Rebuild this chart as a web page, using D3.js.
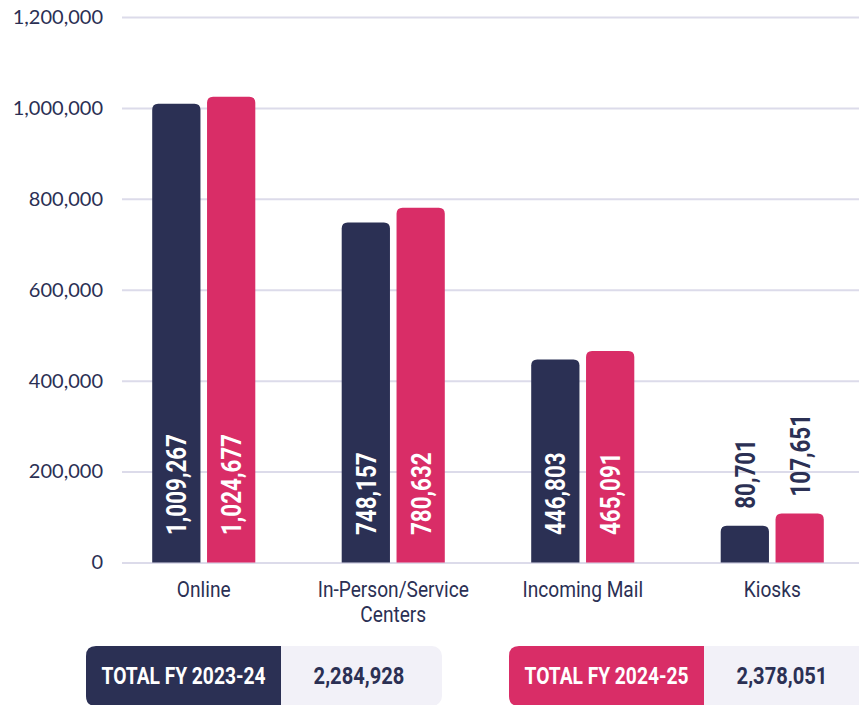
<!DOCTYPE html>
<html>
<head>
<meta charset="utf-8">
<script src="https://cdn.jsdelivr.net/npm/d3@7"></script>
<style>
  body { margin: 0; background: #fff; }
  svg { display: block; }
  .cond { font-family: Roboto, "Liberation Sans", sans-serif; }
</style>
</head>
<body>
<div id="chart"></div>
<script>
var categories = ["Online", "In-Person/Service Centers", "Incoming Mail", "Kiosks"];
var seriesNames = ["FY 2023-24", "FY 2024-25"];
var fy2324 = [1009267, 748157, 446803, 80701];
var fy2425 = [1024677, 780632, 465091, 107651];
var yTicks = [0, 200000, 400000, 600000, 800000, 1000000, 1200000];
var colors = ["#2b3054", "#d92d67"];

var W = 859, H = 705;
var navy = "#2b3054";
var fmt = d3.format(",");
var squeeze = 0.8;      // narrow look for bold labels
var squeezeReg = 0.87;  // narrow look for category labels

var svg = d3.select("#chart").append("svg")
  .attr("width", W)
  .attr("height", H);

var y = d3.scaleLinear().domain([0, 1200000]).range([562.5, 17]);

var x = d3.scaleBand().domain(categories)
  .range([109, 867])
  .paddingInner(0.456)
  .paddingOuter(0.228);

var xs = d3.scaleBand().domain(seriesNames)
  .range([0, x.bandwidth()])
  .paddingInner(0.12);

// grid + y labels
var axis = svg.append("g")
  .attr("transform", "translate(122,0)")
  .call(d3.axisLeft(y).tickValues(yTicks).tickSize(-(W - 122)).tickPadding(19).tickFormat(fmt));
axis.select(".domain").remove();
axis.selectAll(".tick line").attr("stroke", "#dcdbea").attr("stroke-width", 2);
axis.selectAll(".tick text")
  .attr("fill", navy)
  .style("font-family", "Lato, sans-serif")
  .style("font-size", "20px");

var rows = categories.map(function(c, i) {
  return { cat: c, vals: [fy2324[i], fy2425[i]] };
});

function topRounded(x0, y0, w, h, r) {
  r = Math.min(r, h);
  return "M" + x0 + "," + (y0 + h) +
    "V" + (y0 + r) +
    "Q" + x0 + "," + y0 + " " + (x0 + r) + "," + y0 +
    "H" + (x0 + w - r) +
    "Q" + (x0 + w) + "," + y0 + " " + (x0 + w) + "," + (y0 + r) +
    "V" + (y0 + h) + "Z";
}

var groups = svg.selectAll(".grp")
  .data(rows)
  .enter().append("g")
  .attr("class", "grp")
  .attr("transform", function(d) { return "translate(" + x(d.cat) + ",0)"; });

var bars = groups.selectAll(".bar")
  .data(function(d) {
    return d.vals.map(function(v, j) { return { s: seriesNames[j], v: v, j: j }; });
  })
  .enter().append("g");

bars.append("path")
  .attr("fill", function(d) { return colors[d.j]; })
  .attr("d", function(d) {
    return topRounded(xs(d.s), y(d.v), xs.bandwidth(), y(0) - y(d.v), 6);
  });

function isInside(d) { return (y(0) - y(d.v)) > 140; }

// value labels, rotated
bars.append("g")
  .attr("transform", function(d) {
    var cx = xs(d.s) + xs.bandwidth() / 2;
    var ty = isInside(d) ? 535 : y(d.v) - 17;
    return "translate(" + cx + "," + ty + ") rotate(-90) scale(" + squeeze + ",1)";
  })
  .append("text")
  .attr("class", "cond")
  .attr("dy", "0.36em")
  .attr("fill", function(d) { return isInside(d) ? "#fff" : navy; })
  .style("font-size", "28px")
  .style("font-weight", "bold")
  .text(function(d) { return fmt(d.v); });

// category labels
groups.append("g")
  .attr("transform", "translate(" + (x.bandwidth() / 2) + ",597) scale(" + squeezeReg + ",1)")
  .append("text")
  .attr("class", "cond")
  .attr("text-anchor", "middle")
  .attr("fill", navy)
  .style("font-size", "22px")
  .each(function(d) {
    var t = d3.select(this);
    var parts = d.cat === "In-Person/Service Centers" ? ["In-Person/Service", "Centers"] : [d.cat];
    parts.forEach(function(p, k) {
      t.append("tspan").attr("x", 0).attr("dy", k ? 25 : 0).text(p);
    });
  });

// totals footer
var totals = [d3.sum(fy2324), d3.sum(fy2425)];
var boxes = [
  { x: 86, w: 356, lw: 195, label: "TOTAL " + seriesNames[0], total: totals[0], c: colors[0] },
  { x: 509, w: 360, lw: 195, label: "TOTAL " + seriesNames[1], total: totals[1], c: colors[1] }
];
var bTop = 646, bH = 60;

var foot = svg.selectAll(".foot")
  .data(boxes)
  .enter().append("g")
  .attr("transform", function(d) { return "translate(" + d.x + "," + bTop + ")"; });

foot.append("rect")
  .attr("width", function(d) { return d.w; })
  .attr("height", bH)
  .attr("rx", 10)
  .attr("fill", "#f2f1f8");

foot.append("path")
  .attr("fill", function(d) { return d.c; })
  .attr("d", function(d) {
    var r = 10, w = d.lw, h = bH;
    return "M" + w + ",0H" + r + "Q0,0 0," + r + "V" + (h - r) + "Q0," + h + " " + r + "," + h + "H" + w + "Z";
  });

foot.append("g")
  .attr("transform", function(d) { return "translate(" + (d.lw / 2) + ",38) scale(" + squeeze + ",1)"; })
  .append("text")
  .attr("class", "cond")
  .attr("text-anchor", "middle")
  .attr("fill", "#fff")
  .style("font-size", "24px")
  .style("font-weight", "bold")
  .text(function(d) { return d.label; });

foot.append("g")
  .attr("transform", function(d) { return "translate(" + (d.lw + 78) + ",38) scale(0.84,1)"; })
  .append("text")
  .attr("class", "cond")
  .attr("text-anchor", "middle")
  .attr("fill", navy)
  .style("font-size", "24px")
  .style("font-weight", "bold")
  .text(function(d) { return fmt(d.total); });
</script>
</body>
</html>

# EXERCISE AIM
Return to the listing above and set it down exactly, leaving out its pictures.

# RESULT FOR THIS TASK
Rebuild this chart as a web page, using D3.js.
<!DOCTYPE html>
<html>
<head>
<meta charset="utf-8">
<script src="https://cdn.jsdelivr.net/npm/d3@7"></script>
<style>
  body { margin: 0; background: #fff; }
  svg { display: block; }
  .cond { font-family: Roboto, "Liberation Sans", sans-serif; }
</style>
</head>
<body>
<div id="chart"></div>
<script>
var categories = ["Online", "In-Person/Service Centers", "Incoming Mail", "Kiosks"];
var seriesNames = ["FY 2023-24", "FY 2024-25"];
var fy2324 = [1009267, 748157, 446803, 80701];
var fy2425 = [1024677, 780632, 465091, 107651];
var yTicks = [0, 200000, 400000, 600000, 800000, 1000000, 1200000];
var colors = ["#2b3054", "#d92d67"];

var W = 859, H = 705;
var navy = "#2b3054";
var fmt = d3.format(",");
var squeeze = 0.8;      // narrow look for bold labels
var squeezeReg = 0.87;  // narrow look for category labels

var svg = d3.select("#chart").append("svg")
  .attr("width", W)
  .attr("height", H);

var y = d3.scaleLinear().domain([0, 1200000]).range([562.5, 17]);

var x = d3.scaleBand().domain(categories)
  .range([109, 867])
  .paddingInner(0.456)
  .paddingOuter(0.228);

var xs = d3.scaleBand().domain(seriesNames)
  .range([0, x.bandwidth()])
  .paddingInner(0.12);

// grid + y labels
var axis = svg.append("g")
  .attr("transform", "translate(122,0)")
  .call(d3.axisLeft(y).tickValues(yTicks).tickSize(-(W - 122)).tickPadding(19).tickFormat(fmt));
axis.select(".domain").remove();
axis.selectAll(".tick line").attr("stroke", "#dcdbea").attr("stroke-width", 2);
axis.selectAll(".tick text")
  .attr("fill", navy)
  .style("font-family", "Lato, sans-serif")
  .style("font-size", "20px");

var rows = categories.map(function(c, i) {
  return { cat: c, vals: [fy2324[i], fy2425[i]] };
});

function topRounded(x0, y0, w, h, r) {
  r = Math.min(r, h);
  return "M" + x0 + "," + (y0 + h) +
    "V" + (y0 + r) +
    "Q" + x0 + "," + y0 + " " + (x0 + r) + "," + y0 +
    "H" + (x0 + w - r) +
    "Q" + (x0 + w) + "," + y0 + " " + (x0 + w) + "," + (y0 + r) +
    "V" + (y0 + h) + "Z";
}

var groups = svg.selectAll(".grp")
  .data(rows)
  .enter().append("g")
  .attr("class", "grp")
  .attr("transform", function(d) { return "translate(" + x(d.cat) + ",0)"; });

var bars = groups.selectAll(".bar")
  .data(function(d) {
    return d.vals.map(function(v, j) { return { s: seriesNames[j], v: v, j: j }; });
  })
  .enter().append("g");

bars.append("path")
  .attr("fill", function(d) { return colors[d.j]; })
  .attr("d", function(d) {
    return topRounded(xs(d.s), y(d.v), xs.bandwidth(), y(0) - y(d.v), 6);
  });

function isInside(d) { return (y(0) - y(d.v)) > 140; }

// value labels, rotated
bars.append("g")
  .attr("transform", function(d) {
    var cx = xs(d.s) + xs.bandwidth() / 2;
    var ty = isInside(d) ? 535 : y(d.v) - 17;
    return "translate(" + cx + "," + ty + ") rotate(-90) scale(" + squeeze + ",1)";
  })
  .append("text")
  .attr("class", "cond")
  .attr("dy", "0.36em")
  .attr("fill", function(d) { return isInside(d) ? "#fff" : navy; })
  .style("font-size", "28px")
  .style("font-weight", "bold")
  .text(function(d) { return fmt(d.v); });

// category labels
groups.append("g")
  .attr("transform", "translate(" + (x.bandwidth() / 2) + ",597) scale(" + squeezeReg + ",1)")
  .append("text")
  .attr("class", "cond")
  .attr("text-anchor", "middle")
  .attr("fill", navy)
  .style("font-size", "22px")
  .each(function(d) {
    var t = d3.select(this);
    var parts = d.cat === "In-Person/Service Centers" ? ["In-Person/Service", "Centers"] : [d.cat];
    parts.forEach(function(p, k) {
      t.append("tspan").attr("x", 0).attr("dy", k ? 25 : 0).text(p);
    });
  });

// totals footer
var totals = [d3.sum(fy2324), d3.sum(fy2425)];
var boxes = [
  { x: 86, w: 356, lw: 195, label: "TOTAL " + seriesNames[0], total: totals[0], c: colors[0] },
  { x: 509, w: 360, lw: 195, label: "TOTAL " + seriesNames[1], total: totals[1], c: colors[1] }
];
var bTop = 646, bH = 60;

var foot = svg.selectAll(".foot")
  .data(boxes)
  .enter().append("g")
  .attr("transform", function(d) { return "translate(" + d.x + "," + bTop + ")"; });

foot.append("rect")
  .attr("width", function(d) { return d.w; })
  .attr("height", bH)
  .attr("rx", 10)
  .attr("fill", "#f2f1f8");

foot.append("path")
  .attr("fill", function(d) { return d.c; })
  .attr("d", function(d) {
    var r = 10, w = d.lw, h = bH;
    return "M" + w + ",0H" + r + "Q0,0 0," + r + "V" + (h - r) + "Q0," + h + " " + r + "," + h + "H" + w + "Z";
  });

foot.append("g")
  .attr("transform", function(d) { return "translate(" + (d.lw / 2) + ",38) scale(" + squeeze + ",1)"; })
  .append("text")
  .attr("class", "cond")
  .attr("text-anchor", "middle")
  .attr("fill", "#fff")
  .style("font-size", "24px")
  .style("font-weight", "bold")
  .text(function(d) { return d.label; });

foot.append("g")
  .attr("transform", function(d) { return "translate(" + (d.lw + 78) + ",38) scale(0.84,1)"; })
  .append("text")
  .attr("class", "cond")
  .attr("text-anchor", "middle")
  .attr("fill", navy)
  .style("font-size", "24px")
  .style("font-weight", "bold")
  .text(function(d) { return fmt(d.total); });
</script>
</body>
</html>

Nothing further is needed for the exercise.